> DATA SHOWN:
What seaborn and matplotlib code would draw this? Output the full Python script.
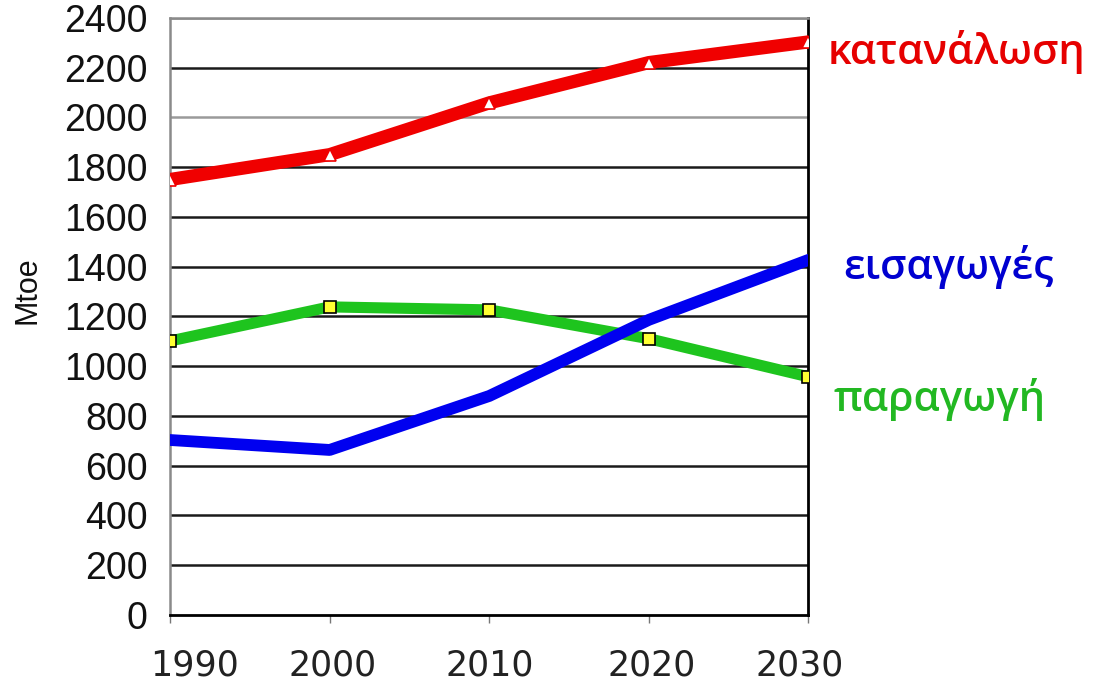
import matplotlib
matplotlib.use("Agg")
import matplotlib.pyplot as plt
import matplotlib.transforms as mtransforms
import seaborn as sns

years = [1990, 2000, 2010, 2020, 2030]
consumption = [1750, 1850, 2058, 2220, 2303]
imports = [703, 663, 880, 1186, 1427]
production = [1101, 1238, 1226, 1110, 957]

y_ticks = list(range(0, 2401, 200))
labels = ["κατανάλωση", "εισαγωγές", "παραγωγή"]

sns.set_theme(style="white")
plt.rcParams["font.family"] = ["Liberation Sans", "DejaVu Sans"]

fig = plt.figure(figsize=(10.97, 6.84), dpi=100)
ax = fig.add_axes([0.155, 0.101, 0.582, 0.873])

# grid lines (a few come out lighter in the original)
for v in y_ticks[1:]:
    col = "#9a9a9a" if v in (2000, 2400) else "#1a1a1a"
    ax.axhline(v, color=col, lw=1.8, zorder=0)

sns.lineplot(x=years, y=production, ax=ax, color="#1ec41e", lw=8,
             marker="s", markersize=9, markerfacecolor="#ffff33",
             markeredgecolor="black", markeredgewidth=1.2, zorder=3)
sns.lineplot(x=years, y=imports, ax=ax, color="#0000f0", lw=8.5, zorder=4)
sns.lineplot(x=years, y=consumption, ax=ax, color="#f00000", lw=9.5,
             marker="^", markersize=9, markerfacecolor="white",
             markeredgecolor="#f00000", markeredgewidth=1.2, zorder=5)

ax.set_xlim(1990, 2030)
ax.set_ylim(0, 2400)
ax.set_xticks(years)
ax.set_yticks(y_ticks)
ax.tick_params(axis="y", labelsize=27, length=0, pad=16, labelcolor="#111111")
ax.tick_params(axis="x", labelsize=25, length=6, width=1, color="#777777",
               direction="out", pad=18, bottom=True, labelcolor="#222222")

# the year labels sit a little off their ticks in the original
x_shift = [24, 3, 0, 3, -9]
for t, dx in zip(ax.get_xticklabels(), x_shift):
    t.set_fontfamily("DejaVu Sans")
    t.set_transform(t.get_transform() +
                    mtransforms.ScaledTranslation(dx / 100, 0, fig.dpi_scale_trans))

ax.set_ylabel("Mtoe", fontsize=22, color="#111111")
ax.yaxis.set_label_coords(-0.2, 0.543)

for side in ["left", "top"]:
    ax.spines[side].set_color("#8a8a8a")
    ax.spines[side].set_linewidth(1.8)
for side in ["right", "bottom"]:
    ax.spines[side].set_color("black")
    ax.spines[side].set_linewidth(2)

label_font = dict(fontsize=30, family="Open Sans", fontweight="semibold",
                  va="center", ha="left", annotation_clip=False,
                  textcoords="offset points")
ax.annotate(labels[0], xy=(years[-1], consumption[-1]), xytext=(14, -7),
            color="#e60000", **label_font)
ax.annotate(labels[1], xy=(years[-1], imports[-1]), xytext=(25, -5),
            color="#0000d0", **label_font)
ax.annotate(labels[2], xy=(years[-1], production[-1]), xytext=(18, -16),
            color="#22b822", **label_font)

fig.savefig("out.png", dpi=100)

> GOAL OF THE EXERCISE: Copy every line of the data word for word, omitting the images.

> SOLUTION FOR THIS TASK:
What seaborn and matplotlib code would draw this? Output the full Python script.
import matplotlib
matplotlib.use("Agg")
import matplotlib.pyplot as plt
import matplotlib.transforms as mtransforms
import seaborn as sns

years = [1990, 2000, 2010, 2020, 2030]
consumption = [1750, 1850, 2058, 2220, 2303]
imports = [703, 663, 880, 1186, 1427]
production = [1101, 1238, 1226, 1110, 957]

y_ticks = list(range(0, 2401, 200))
labels = ["κατανάλωση", "εισαγωγές", "παραγωγή"]

sns.set_theme(style="white")
plt.rcParams["font.family"] = ["Liberation Sans", "DejaVu Sans"]

fig = plt.figure(figsize=(10.97, 6.84), dpi=100)
ax = fig.add_axes([0.155, 0.101, 0.582, 0.873])

# grid lines (a few come out lighter in the original)
for v in y_ticks[1:]:
    col = "#9a9a9a" if v in (2000, 2400) else "#1a1a1a"
    ax.axhline(v, color=col, lw=1.8, zorder=0)

sns.lineplot(x=years, y=production, ax=ax, color="#1ec41e", lw=8,
             marker="s", markersize=9, markerfacecolor="#ffff33",
             markeredgecolor="black", markeredgewidth=1.2, zorder=3)
sns.lineplot(x=years, y=imports, ax=ax, color="#0000f0", lw=8.5, zorder=4)
sns.lineplot(x=years, y=consumption, ax=ax, color="#f00000", lw=9.5,
             marker="^", markersize=9, markerfacecolor="white",
             markeredgecolor="#f00000", markeredgewidth=1.2, zorder=5)

ax.set_xlim(1990, 2030)
ax.set_ylim(0, 2400)
ax.set_xticks(years)
ax.set_yticks(y_ticks)
ax.tick_params(axis="y", labelsize=27, length=0, pad=16, labelcolor="#111111")
ax.tick_params(axis="x", labelsize=25, length=6, width=1, color="#777777",
               direction="out", pad=18, bottom=True, labelcolor="#222222")

# the year labels sit a little off their ticks in the original
x_shift = [24, 3, 0, 3, -9]
for t, dx in zip(ax.get_xticklabels(), x_shift):
    t.set_fontfamily("DejaVu Sans")
    t.set_transform(t.get_transform() +
                    mtransforms.ScaledTranslation(dx / 100, 0, fig.dpi_scale_trans))

ax.set_ylabel("Mtoe", fontsize=22, color="#111111")
ax.yaxis.set_label_coords(-0.2, 0.543)

for side in ["left", "top"]:
    ax.spines[side].set_color("#8a8a8a")
    ax.spines[side].set_linewidth(1.8)
for side in ["right", "bottom"]:
    ax.spines[side].set_color("black")
    ax.spines[side].set_linewidth(2)

label_font = dict(fontsize=30, family="Open Sans", fontweight="semibold",
                  va="center", ha="left", annotation_clip=False,
                  textcoords="offset points")
ax.annotate(labels[0], xy=(years[-1], consumption[-1]), xytext=(14, -7),
            color="#e60000", **label_font)
ax.annotate(labels[1], xy=(years[-1], imports[-1]), xytext=(25, -5),
            color="#0000d0", **label_font)
ax.annotate(labels[2], xy=(years[-1], production[-1]), xytext=(18, -16),
            color="#22b822", **label_font)

fig.savefig("out.png", dpi=100)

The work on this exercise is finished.